A connection dating back to the 1980s has resulted in one of the bright spots for Virginia’s 1-4 football team.
The Cavaliers’ leading tackler is Nick Jackson, a sophomore linebacker from Atlanta who had 16 tackles, eight unassisted, in the Cavaliers’ 19-14 loss Saturday at Miami.
“Nick Jackson (6 foot 1, 235 pounds) is currently our best defensive football player in terms of his production, his consistency and how he’s playing,” UVa head coach Bronco Mendenhall said earlier this week.
“He’s dynamic. He’s fast. He’s assignment-sound. He’s an excellent tackler. Nick’s jump from last year to this year has been the most significant [of] any player on our team this year. He’s making lots and lots and lots of plays.
“So, I really am impressed.”
As a senior at the Lovett School in Atlanta, Jackson was rated the No. 58 prospect in Georgia by 247Sports and the No. 64 Georgian by rivals.com. He was listed with ACC offers from Boston College, N.C. State and Syracuse, but he was not the object of a nationwide recruiting battle.
And that was fine for the Cavaliers, as well as the Jackson family. His father, Doug Jackson, was a Virginia graduate with ties to the program through his UVa fraternity brother, Tony Covington.
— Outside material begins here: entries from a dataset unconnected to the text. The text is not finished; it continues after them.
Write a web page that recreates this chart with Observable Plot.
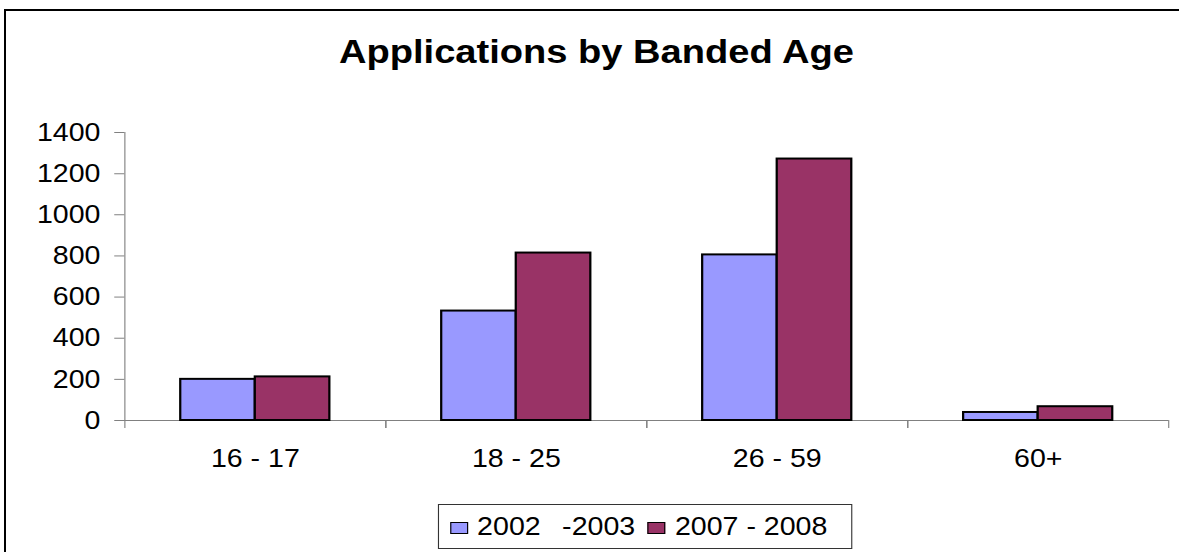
<!DOCTYPE html>
<html>
<head>
<meta charset="utf-8">
<script src="https://cdn.jsdelivr.net/npm/d3@7"></script>
<script src="https://cdn.jsdelivr.net/npm/@observablehq/plot@0.6"></script>
<style>
  html, body { margin: 0; padding: 0; background: #fff; overflow: hidden; }
  body { position: relative; width: 1179px; height: 552px; }
  /* outer chart frame; its right and bottom edges run past the page */
  #border {
    position: absolute;
    left: 4px; top: 9px;
    width: 1400px; height: 800px;
    border-left: 2.6px solid #000;
    border-top: 2.5px solid #000;
  }
  /* The figure is laid out on a narrower canvas and widened horizontally */
  #figure {
    position: absolute;
    left: 0; top: 0;
    width: 1070px;
    height: 552px;
    transform: scaleX(1.12);
    transform-origin: 0 0;
    font-family: "Liberation Sans", Arial, sans-serif;
    color: #000;
  }
  #title {
    height: 100px;
    box-sizing: border-box;
    padding-top: 34.2px;
    padding-left: 12px;
    width: 1053px;
    text-align: center;
    font-size: 34px;
    line-height: 34px;
    font-weight: bold;
    white-space: nowrap;
  }
  #chart svg { display: block; }
  #chart svg text { fill: #000; }
  #legend {
    position: absolute;
    left: 391px; top: 504px;
    width: 370px; height: 45px;
    box-sizing: border-box;
    border: 1px solid #333;
    display: flex;
    align-items: center;
    font-size: 25.5px;
    white-space: pre;
    padding-left: 9.5px;
  }
  #legend .sw {
    display: inline-block;
    width: 16px; height: 12px;
    box-sizing: border-box;
    border: 1.5px solid #000;
    margin-right: 8.5px;
    margin-top: 3px;
  }
  #legend .item { display: flex; align-items: center; margin-right: 11px; }
  #legend .item:first-child .label { word-spacing: 2.5px; }
</style>
</head>
<body>
<div id="border"></div>
<div id="figure">
  <div id="title">Applications by Banded Age</div>
  <div id="chart"></div>
  <div id="legend"></div>
</div>
<script>
// Age bands and the two reporting periods
const ages = ["16 - 17", "18 - 25", "26 - 59", "60+"];
const periods = ["2002  -2003", "2007 - 2008"];
const apps2002 = [200, 532, 805, 39];
const apps2007 = [212, 814, 1271, 67];
const yTicks = [0, 200, 400, 600, 800, 1000, 1200, 1400];
const periodColors = ["#9999FF", "#993366"];

// Each bar occupies one slot inside its age band, with 0.75 slot of space on either side
const sideGap = 0.75;
const rows = ages.flatMap((age, i) =>
  [apps2002, apps2007].map((values, slot) => ({
    age, period: periods[slot], slot, value: values[i]
  }))
);

const axisGrey = "#808080";

const chart = Plot.plot({
  width: 1053,
  height: 380,
  marginTop: 32,
  marginBottom: 60,
  marginLeft: 110.7,
  marginRight: 10.1,
  style: {
    fontFamily: "'Liberation Sans', Arial, sans-serif",
    fontSize: "25.5px",
    color: axisGrey,
    background: "transparent"
  },
  fx: { domain: ages, padding: 0, label: null, tickSize: 0, tickPadding: 28 },
  x: { domain: [-sideGap, periods.length + sideGap], axis: null },
  y: {
    domain: [0, 1400], ticks: yTicks, tickFormat: d3.format("d"),
    tickSize: 9, tickPadding: 12.8, line: true, label: null
  },
  color: { domain: periods, range: periodColors },
  marks: [
    Plot.ruleY([0], { stroke: axisGrey, strokeWidth: 1 }),
    // category divider ticks along the baseline
    Plot.ruleX([-sideGap, periods.length + sideGap], {
      y1: 0, y2: 0, insetBottom: -8, stroke: axisGrey, strokeWidth: 1
    }),
    Plot.rect(rows, {
      fx: "age",
      x1: "slot",
      x2: d => d.slot + 1,
      y1: 0,
      y2: "value",
      fill: "period",
      stroke: "#000",
      strokeWidth: 2
    })
  ]
});
document.getElementById("chart").appendChild(chart);

// Legend beneath the plot
const legend = d3.select("#legend");
periods.forEach((p, i) => {
  const item = legend.append("span").attr("class", "item");
  item.append("span").attr("class", "sw").style("background", periodColors[i]);
  item.append("span").attr("class", "label").text(p);
});
</script>
</body>
</html>
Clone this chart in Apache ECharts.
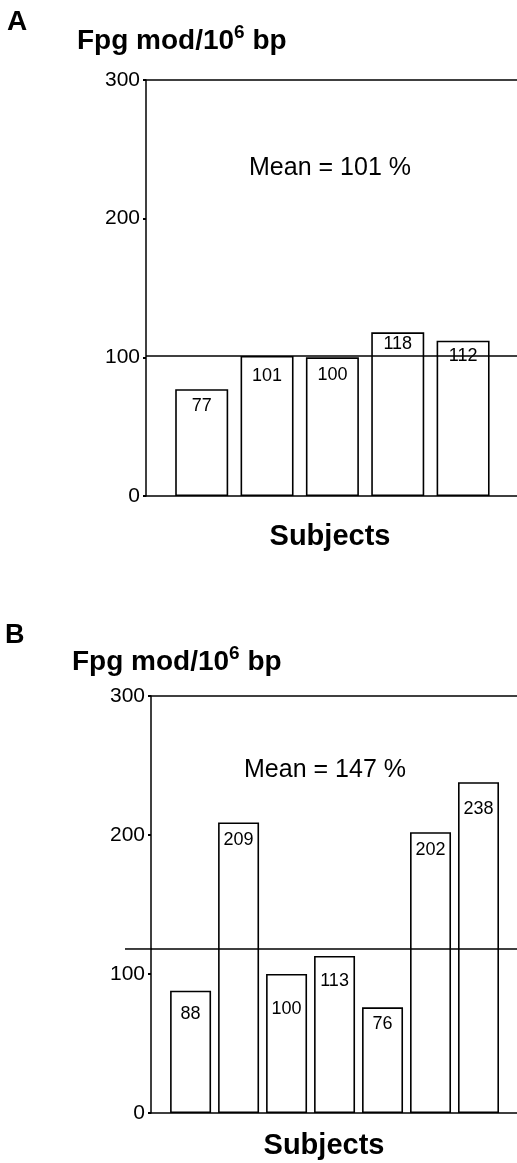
<!DOCTYPE html>
<html>
<head>
<meta charset="utf-8">
<script src="https://cdn.jsdelivr.net/npm/echarts@6/dist/echarts.min.js"></script>
<style>
html,body{margin:0;padding:0;background:#fff;}
#c{width:517px;height:1163px;}
</style>
</head>
<body>
<div id="c"></div>
<script>
// ---- data ----
const subjectsA = ['S1','S2','S3','S4','S5'];
const valuesA = [77, 101, 100, 118, 112];
const subjectsB = ['S1','S2','S3','S4','S5','S6','S7'];
const valuesB = [88, 209, 100, 113, 76, 202, 238];
const yTicks = [0, 100, 200, 300];
const meanA = 101;          // printed mean, panel A (%)
const meanB = 147;          // printed mean, panel B (%)
const meanLineA = 101;      // level of the horizontal reference line, A
const meanLineB = 118;      // level of the horizontal reference line, B (as drawn)
const panelLetters = ['A', 'B'];
const yTitle = 'Fpg mod/10';
const xTitle = 'Subjects';

// ---- style / layout (not data) ----
const FONT = '"Liberation Sans", Arial, Helvetica, sans-serif';
const labelDropA = [18, 21, 19, 13, 16];
const labelDropB = [24, 19, 36, 26, 18, 19, 28];

const gA = {left: 146, right: -2, top: 80, height: 416, step: 65.7, firstCenter: 202, barW: 53, lineLeftPx: 0};
const gB = {left: 151, right: -2, top: 696, height: 417, step: 48.25, firstCenter: 190.8, barW: 41, lineLeftPx: 26};
function xRange(g) {
  const width = 517 - g.left - g.right;
  const min = 1 - (g.firstCenter - g.left) / g.step;
  return {min: min, max: min + width / g.step};
}
const rA = xRange(gA), rB = xRange(gB);

function yAxisCfg(idx) {
  return {
    type: 'value', gridIndex: idx, min: yTicks[0], max: yTicks[yTicks.length - 1],
    interval: yTicks[1] - yTicks[0],
    axisLine: {show: true, onZero: false, lineStyle: {color: '#000', width: 1.5}},
    axisTick: {show: true, length: 3, lineStyle: {color: '#000', width: 2}},
    axisLabel: {color: '#000', fontSize: 21, fontFamily: FONT, margin: 6},
    splitLine: {show: false}
  };
}
function xAxisCfg(idx, r) {
  return {
    type: 'value', gridIndex: idx, min: r.min, max: r.max,
    axisLine: {show: true, onZero: false, lineStyle: {color: '#000', width: 1.5}},
    axisTick: {show: false}, axisLabel: {show: false}, splitLine: {show: false}
  };
}
function barSeries(idx, cats, vals, drops, g, r) {
  return {
    type: 'bar', xAxisIndex: idx, yAxisIndex: idx, clip: false,
    barWidth: g.barW,
    data: vals.map((v, i) => ({
      name: cats[i], value: [i + 1, v],
      label: {distance: drops[i] - 10}
    })),
    itemStyle: {color: '#fff', borderColor: '#000', borderWidth: 1.6},
    label: {
      show: true, position: 'insideTop', color: '#000', fontSize: 18, fontFamily: FONT,
      formatter: p => p.value[1]
    },
    z: 2,
    markLine: {
      silent: true, symbol: 'none', animation: false,
      lineStyle: {color: '#000', width: 1.5, type: 'solid'},
      label: {show: false},
      data: [
        [{coord: [r.min, yTicks[yTicks.length - 1]]}, {coord: [r.max, yTicks[yTicks.length - 1]]}]
      ]
    }
  };
}
function meanLineSeries(idx, level, r) {
  return {
    type: 'line', xAxisIndex: idx, yAxisIndex: idx, clip: false, silent: true,
    symbol: 'none', z: 5,
    lineStyle: {color: '#000', width: 1.5},
    data: [[r.min, level], [r.max, level]]
  };
}

function titleText(id, x, y) {
  return {
    type: 'text', id: id, x: x, y: y, z: 10,
    style: {
      text: '{m|' + yTitle + '}{s|6}{m| bp}',
      align: 'left', verticalAlign: 'top', fill: '#000',
      rich: {
        m: {fontFamily: FONT, fontWeight: 'bold', fontSize: 28, lineHeight: 32, verticalAlign: 'bottom', fill: '#000'},
        s: {fontFamily: FONT, fontWeight: 'bold', fontSize: 19, lineHeight: 32, verticalAlign: 'top', fill: '#000'}
      }
    }
  };
}
function plainText(id, txt, x, y, size, bold, align) {
  return {
    type: 'text', id: id, x: x, y: y, z: 10,
    style: {
      text: txt, fill: '#000', align: align || 'center', verticalAlign: 'bottom',
      font: (bold ? 'bold ' : '') + size + 'px ' + FONT
    }
  };
}

const chart = echarts.init(document.getElementById('c'), null, {renderer: 'canvas'});
chart.setOption({
  animation: false,
  backgroundColor: '#fff',
  grid: [
    {left: gA.left, right: gA.right, top: gA.top, height: gA.height, containLabel: false},
    {left: gB.left, right: gB.right, top: gB.top, height: gB.height, containLabel: false}
  ],
  xAxis: [xAxisCfg(0, rA), xAxisCfg(1, rB)],
  yAxis: [yAxisCfg(0), yAxisCfg(1)],
  series: [
    barSeries(0, subjectsA, valuesA, labelDropA, gA, rA),
    barSeries(1, subjectsB, valuesB, labelDropB, gB, rB),
    meanLineSeries(0, meanLineA, rA),
    meanLineSeries(1, meanLineB, rB)
  ]
});

// left extension of panel B's reference line, beyond the y axis (position from the library's scale)
const pB = chart.convertToPixel({xAxisIndex: 1, yAxisIndex: 1}, [rB.min, meanLineB]);
chart.setOption({
  graphic: [
    plainText('letA', panelLetters[0], 7, 36, 28, true, 'left'),
    plainText('letB', panelLetters[1], 5, 649, 27, true, 'left'),
    titleText('titA', 77, 23),
    titleText('titB', 72, 644),
    plainText('meanA', 'Mean = ' + meanA + ' %', 330, 181, 25, false),
    plainText('meanB', 'Mean = ' + meanB + ' %', 325, 783, 25, false),
    plainText('subA', xTitle, 330, 551, 29, true),
    plainText('subB', xTitle, 324, 1160, 29, true),
    {
      type: 'line', id: 'stubB', z: 10, silent: true,
      shape: {x1: pB[0] - gB.lineLeftPx, y1: pB[1], x2: pB[0] + 1, y2: pB[1]},
      style: {stroke: '#000', lineWidth: 1.5}
    }
  ]
});
</script>
</body>
</html>
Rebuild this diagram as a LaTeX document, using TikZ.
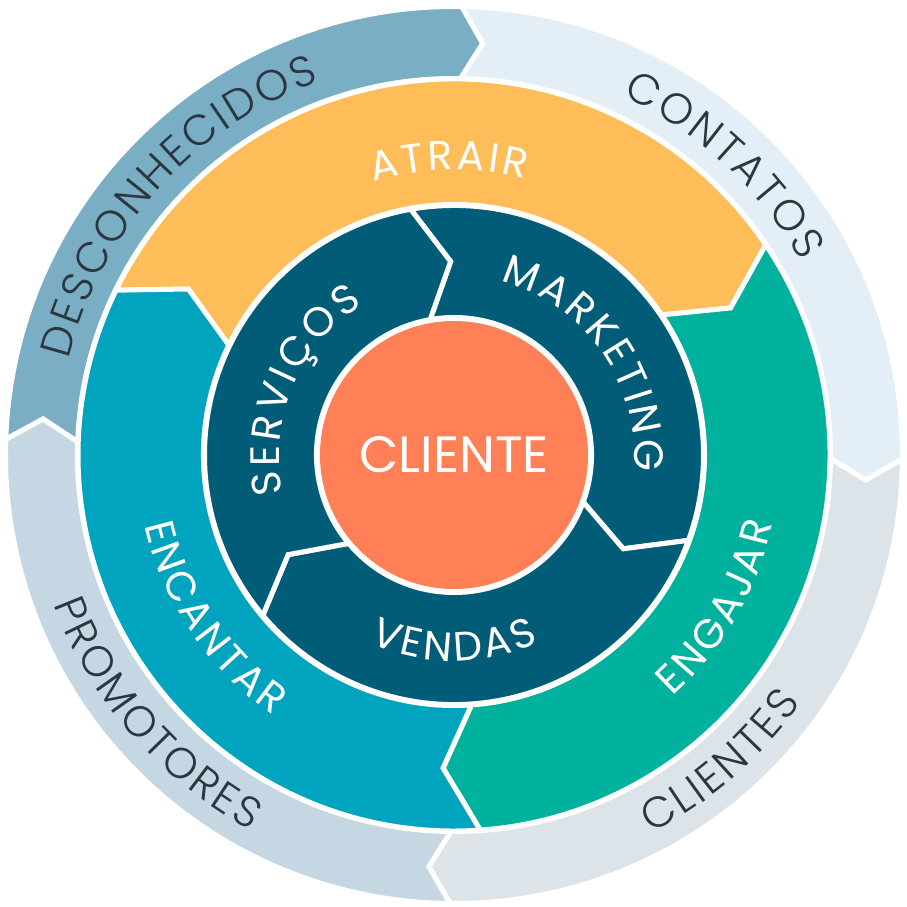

Covington was a defensive back on the 1990 Cavaliers’ team that was ranked No. 1 in the country and currently serves as an analyst on radio broadcasts of UVa games.
Covington was a fourth-round pick of the Tampa Bay Buccaneers during a period in 1991 when Doug Jackson was working in that area.
“I was there when Nick was born and held him in my arms when he was a baby,” Covington said, “so, I’ve known him pretty much all of his life and followed his career.
“When it came time to pick a college, I remember him coming up to a game and, at that point, Virginia hadn’t offered him. He may have had one scholarship offer.
“He was standing on the sideline and I said, ‘Look, you control what happens on Friday night [at high-school games]. That’s it. You can’t worry about all the other stuff. His dad said a light switch went off when I told him that.
“He was like a man possessed on Friday night and scholarship offers just came from everywhere.”
The campus visit to Charlottesville was not a first for Jackson, whose father had been bringing him to UVa games, off and on, for years.
“I harbor a lot of love for the institution,” said Doug Jackson, who was from Washington, D.C., originally. “We’d been taking [Nick] down there since he was a toddler.
“I’ve got pictures of him when he was a baby with UVa bibs and UVa T-shirts. It was in his blood. He certainly had been exposed to it. At the end of the day, it was his decision. I just wanted him to go to a place that had good academics and have a good experience as well.”
Clearly, times have been tough for the Cavaliers in the season’s first month. When they return to Scott Stadium on Saturday night, a 15th-ranked North Carolina team will be awaiting them.
“We’re all capable of more,” Nick Jackson said. “We all know that there’s more in us and we’ve got to keep pushing to get out of this losing streak.”